Yönetsel yapı aynı zamanda bir tür demokrasi okulu gibi çalışmaktadır. Zapatistalarda herkes en az bir kere yönetimde bulunacağı için herkes işlerin nasıl yürüdüğünü bilir, kimse diğerlerini kandıramaz ya da aptal yerine koyamaz. Tüm bunların yanı sıra kadınların karar alma süreçlerine katılımı ve eşit güce sahip olmaları özellikle desteklenmektedir.
İyi yönetim konseyleri nedir?
Bunlar askeri ve politik meselelerin ötesinde, yerel ve bölgesel yönetimleri idare ederler ve hükümetten beklenen hizmetleri sağlarlar. Her konseyin rotasyona ilişkin kendi kuralları ve yöntemleri vardır. Herkes sırayla hizmet etmelidir, böylelikle hiç kimse yönetim sürecinin dışında kalamaz. Seçimle belli bir havuz oluşturulur, seçilenler 1 ila 3 yıllığına bu havuza dâhil edilir, konseylerde bu havuza seçilenler 10 ya da 30 günlük rotasyonlar halinde belirli görevleri üstlenir. Böylelikle kimse diğer sorumluluklarından geri kalmaz. Her topluluk temsilcilerine destek olur, onun yol masraflarını karşılar, tarlasına bakılır ve zorunlu ihtiyaçları karşılanır. Havuz için yapılan seçim için açık oy kullanılır.

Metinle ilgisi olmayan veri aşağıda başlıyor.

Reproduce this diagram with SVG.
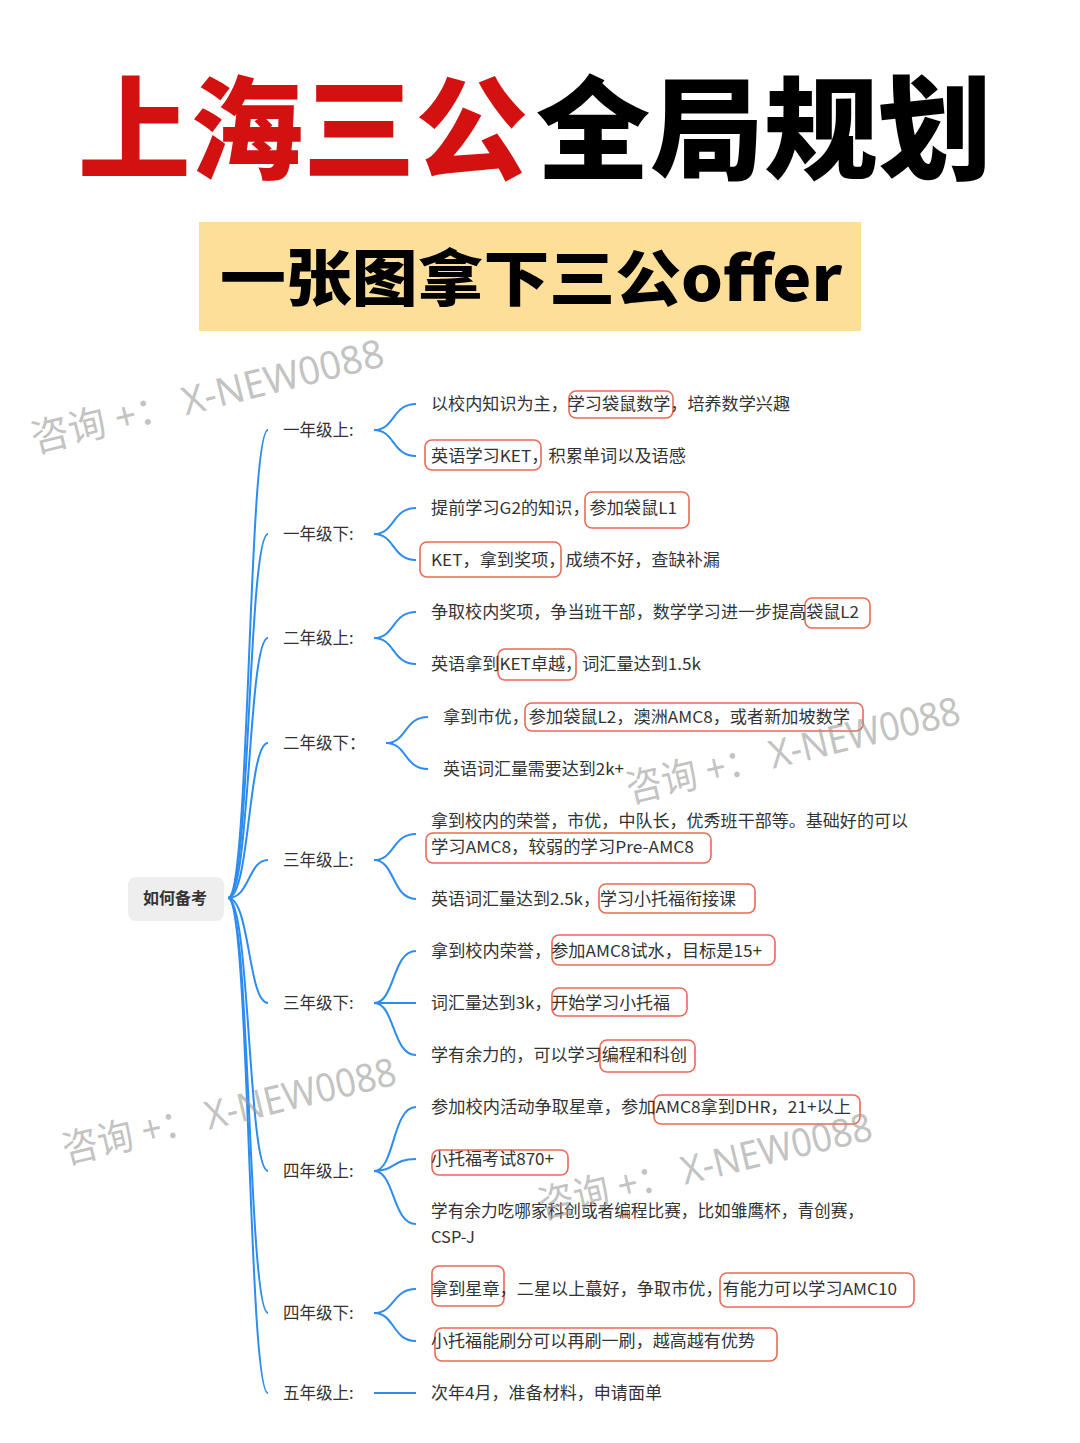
<svg xmlns="http://www.w3.org/2000/svg" width="1080" height="1443" viewBox="0 0 1080 1443">
<style>
.t{font-family:"Noto Sans CJK SC","Noto Sans",sans-serif;font-size:16.5px;fill:#333}
.lv{font-family:"Noto Sans CJK SC","Noto Sans",sans-serif;font-size:16.5px;fill:#333}
.hl{fill:none;stroke:#ea6a56;stroke-width:1.6}
.c{fill:none;stroke:#2d8cf0;stroke-width:2}
.wm{font-family:"Noto Sans","Noto Sans CJK SC",sans-serif;font-size:39px;fill:#9a9a9a;fill-opacity:0.6}
</style>
<rect width="1080" height="1443" fill="#ffffff"/>
<g id="title">
<text x="78" y="171" font-family="'Noto Sans CJK SC',sans-serif" font-size="112" font-weight="900" fill="#d41111" textLength="450" lengthAdjust="spacingAndGlyphs">上海三公</text>
<text x="536" y="171" font-family="'Noto Sans CJK SC',sans-serif" font-size="112" font-weight="900" fill="#000000" textLength="456" lengthAdjust="spacingAndGlyphs">全局规划</text>
</g>
<g id="subtitle">
<rect x="199" y="222" width="662" height="109" fill="#fddf99"/>
<text x="220" y="301" font-family="'Noto Sans CJK SC',sans-serif" font-size="61" font-weight="900" fill="#000" textLength="622" lengthAdjust="spacingAndGlyphs">一张图拿下三公offer</text>
</g>
<g id="connectors">
<path class="c" d="M228,898 C250,898 248,430 268,430"/>
<path class="c" d="M228,898 C250,898 248,534 268,534"/>
<path class="c" d="M228,898 C250,898 248,638 268,638"/>
<path class="c" d="M228,898 C250,898 248,743 268,743"/>
<path class="c" d="M228,898 C250,898 248,860 268,860"/>
<path class="c" d="M228,898 C250,898 248,1003 268,1003"/>
<path class="c" d="M228,898 C250,898 248,1171 268,1171"/>
<path class="c" d="M228,898 C250,898 248,1313 268,1313"/>
<path class="c" d="M228,898 C250,898 248,1393 268,1393"/>
<path class="c" d="M374,430 C395,430 392,404 416,404 M374,430 C395,430 392,456 416,456"/>
<path class="c" d="M374,534 C395,534 392,508 416,508 M374,534 C395,534 392,560 416,560"/>
<path class="c" d="M374,638 C395,638 392,612 416,612 M374,638 C395,638 392,664 416,664"/>
<path class="c" d="M386,743 C407,743 404,717 428,717 M386,743 C407,743 404,769 428,769"/>
<path class="c" d="M374,860 C395,860 392,834 416,834 M374,860 C395,860 392,899 416,899"/>
<path class="c" d="M374,1003 C395,1003 392,951 416,951 M374,1003 L416,1003 M374,1003 C395,1003 392,1055 416,1055"/>
<path class="c" d="M374,1171 C395,1171 392,1107 416,1107 M374,1171 C395,1171 392,1159 416,1159 M374,1171 C395,1171 392,1224 416,1224"/>
<path class="c" d="M374,1313 C395,1313 392,1289 416,1289 M374,1313 C395,1313 392,1341 416,1341"/>
<path class="c" d="M374,1393 L416,1393"/>
</g>
<g id="root">
<rect x="128" y="877" width="96" height="44" rx="8" fill="#eeeeee"/>
<text x="175" y="904" text-anchor="middle" font-family="'Noto Sans CJK SC',sans-serif" font-size="16" font-weight="700" fill="#333">如何备考</text>
</g>
<g id="levels">
<text class="lv" x="283" y="436">一年级上:</text>
<text class="lv" x="283" y="540">一年级下:</text>
<text class="lv" x="283" y="644">二年级上:</text>
<text class="lv" x="283" y="749">二年级下：</text>
<text class="lv" x="283" y="866">三年级上:</text>
<text class="lv" x="283" y="1009">三年级下:</text>
<text class="lv" x="283" y="1177">四年级上:</text>
<text class="lv" x="283" y="1319">四年级下:</text>
<text class="lv" x="283" y="1399">五年级上:</text>
</g>
<g id="g1a">
<rect class="hl" x="569" y="391" width="104" height="27" rx="7"/>
<text class="t" x="431" y="410" textLength="359" lengthAdjust="spacingAndGlyphs">以校内知识为主，学习袋鼠数学，培养数学兴趣</text>
<rect class="hl" x="425" y="440" width="116" height="30" rx="7"/>
<text class="t" x="431" y="462" textLength="255" lengthAdjust="spacingAndGlyphs">英语学习KET，积累单词以及语感</text>
</g>
<g id="g1b">
<rect class="hl" x="585" y="492" width="104" height="36" rx="7"/>
<text class="t" x="431" y="514" textLength="246" lengthAdjust="spacingAndGlyphs">提前学习G2的知识，参加袋鼠L1</text>
<rect class="hl" x="420" y="542" width="141" height="35" rx="7"/>
<text class="t" x="431" y="566" textLength="289" lengthAdjust="spacingAndGlyphs">KET，拿到奖项，成绩不好，查缺补漏</text>
</g>
<g id="g2a">
<rect class="hl" x="805" y="598" width="65" height="30" rx="7"/>
<text class="t" x="431" y="618" textLength="428" lengthAdjust="spacingAndGlyphs">争取校内奖项，争当班干部，数学学习进一步提高袋鼠L2</text>
<rect class="hl" x="498" y="649" width="78" height="31" rx="7"/>
<text class="t" x="431" y="670" textLength="270" lengthAdjust="spacingAndGlyphs">英语拿到KET卓越，词汇量达到1.5k</text>
</g>
<g id="g2b">
<rect class="hl" x="525" y="703" width="338" height="28" rx="7"/>
<text class="t" x="443" y="723" textLength="407" lengthAdjust="spacingAndGlyphs">拿到市优，参加袋鼠L2，澳洲AMC8，或者新加坡数学</text>
<text class="t" x="443" y="775" textLength="181" lengthAdjust="spacingAndGlyphs">英语词汇量需要达到2k+</text>
</g>
<g id="g3a">
<rect class="hl" x="426" y="833" width="285" height="30" rx="7"/>
<text class="t" x="431" y="827" textLength="477" lengthAdjust="spacingAndGlyphs">拿到校内的荣誉，市优，中队长，优秀班干部等。基础好的可以</text>
<text class="t" x="431" y="853" textLength="263" lengthAdjust="spacingAndGlyphs">学习AMC8，较弱的学习Pre-AMC8</text>
<rect class="hl" x="599" y="884" width="156" height="29" rx="7"/>
<text class="t" x="431" y="905" textLength="305" lengthAdjust="spacingAndGlyphs">英语词汇量达到2.5k，学习小托福衔接课</text>
</g>
<g id="g3b">
<rect class="hl" x="552" y="935" width="223" height="30" rx="7"/>
<text class="t" x="431" y="957" textLength="331" lengthAdjust="spacingAndGlyphs">拿到校内荣誉，参加AMC8试水，目标是15+</text>
<rect class="hl" x="552" y="988" width="135" height="28" rx="7"/>
<text class="t" x="431" y="1009" textLength="239" lengthAdjust="spacingAndGlyphs">词汇量达到3k，开始学习小托福</text>
<rect class="hl" x="600" y="1040" width="95" height="32" rx="7"/>
<text class="t" x="431" y="1061" textLength="256" lengthAdjust="spacingAndGlyphs">学有余力的，可以学习编程和科创</text>
</g>
<g id="g4a">
<rect class="hl" x="654" y="1095" width="206" height="29" rx="7"/>
<text class="t" x="431" y="1113" textLength="420" lengthAdjust="spacingAndGlyphs">参加校内活动争取星章，参加AMC8拿到DHR，21+以上</text>
<rect class="hl" x="432" y="1150" width="136" height="25" rx="7"/>
<text class="t" x="431" y="1165" textLength="123" lengthAdjust="spacingAndGlyphs">小托福考试870+</text>
<text class="t" x="431" y="1217" textLength="433" lengthAdjust="spacingAndGlyphs">学有余力吃哪家科创或者编程比赛，比如雏鹰杯，青创赛，</text>
<text class="t" x="431" y="1243">CSP-J</text>
</g>
<g id="g4b">
<rect class="hl" x="432" y="1266" width="72" height="40" rx="7"/>
<rect class="hl" x="720" y="1273" width="194" height="34" rx="7"/>
<text class="t" x="431" y="1295" textLength="466" lengthAdjust="spacingAndGlyphs">拿到星章，二星以上蕞好，争取市优，有能力可以学习AMC10</text>
<rect class="hl" x="435" y="1328" width="342" height="33" rx="7"/>
<text class="t" x="431" y="1347" textLength="324" lengthAdjust="spacingAndGlyphs">小托福能刷分可以再刷一刷，越高越有优势</text>
</g>
<g id="g5a">
<text class="t" x="431" y="1399" textLength="231" lengthAdjust="spacingAndGlyphs">次年4月，准备材料，申请面单</text>
</g>
<g id="watermarks">
<text class="wm" transform="translate(35,453) rotate(-14)" textLength="362" lengthAdjust="spacingAndGlyphs">咨询 +： X-NEW0088</text>
<text class="wm" transform="translate(630,803) rotate(-13.5)" textLength="342" lengthAdjust="spacingAndGlyphs">咨询 +： X-NEW0088</text>
<text class="wm" transform="translate(66,1164) rotate(-13.5)" textLength="342" lengthAdjust="spacingAndGlyphs">咨询 +： X-NEW0088</text>
<text class="wm" transform="translate(542,1219) rotate(-13.5)" textLength="342" lengthAdjust="spacingAndGlyphs">咨询 +： X-NEW0088</text>
</g>
</svg>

Zapatistalar kendi bölgelerindeki Zapatista olan olmayan herkese aynı şekilde hizmet etmektedir. Zapatistaların hâkim olduğu belediyelerde ikili yönetim söz konusudur: Devletin resmi hükümeti ile Zapatistalarınki. Bir tür paralel yönetim yani. Eğitim, sağlık, bayramlar ve kutlamalar vs. gibi kurumlar da ikiye ayrılmıştır. Belediyeler ile bölgesel yönetimlerin kadrolu personelleri yoktur, zaman zaman çalışan gönüllüler söz konusudur. Yönetimlerin komisyonları bulunmaktadır. Burada temsilcilerden daha fazla insan bulunur ve rotasyon zorunlu değildir. Bu komisyonlar sağlık, eğitim ve üretim gibi süregiden işlerle uğraşırlar. Yönetimler ilk gelene ilk hizmet esasıyla çalışır. Yönetimlerin bir banka hesabı yoktur. Bağışlar ayrı bir kurum tarafından toplanır, ancak yönetimler harcamalara karar verir.
Öteki Kampanya Nedir?
Zapatistalar isteksizce de olsa ülkenin bütününün politik yapısını dönüştürmeye yardım etme sorumluluğunu üstlendiler. 2005’de Zapatistaların 6. deklarasyonuyla başlayan Öteki Kampanya politika yapmanın farklı bir yolunu yaratmaya yönelik bir projeydi. Eski tarzda hep aynı insanlar konuşmakta, tartışmakta ve karar vermekteydi. Diğerleri; kadınlar, yerliler, çocuklar, vb. sosyal gruplar marjinalleşmekteydi. 2006’da Öteki Kampanya bilinçli olarak ve açık bir biçimde kapitalizm ve patriyarki (erkek egemen düzen) karşıtı bir yapıya büründü. Kampanya bütün sektörlere ama özellikle de devletten yardım alanlar da içinde olmak üzere tarım sektörüne ulaştı. 6. Deklarasyonu imzalayan herkes Öteki Kampanya’nın bir parçası olabilmekteydi. Katılımcı olmak demek Öteki Kampanya’ın bulunduğunuz yerellikte meclisini oluşturmak ve ona katılmak anlamına gelmekteydi.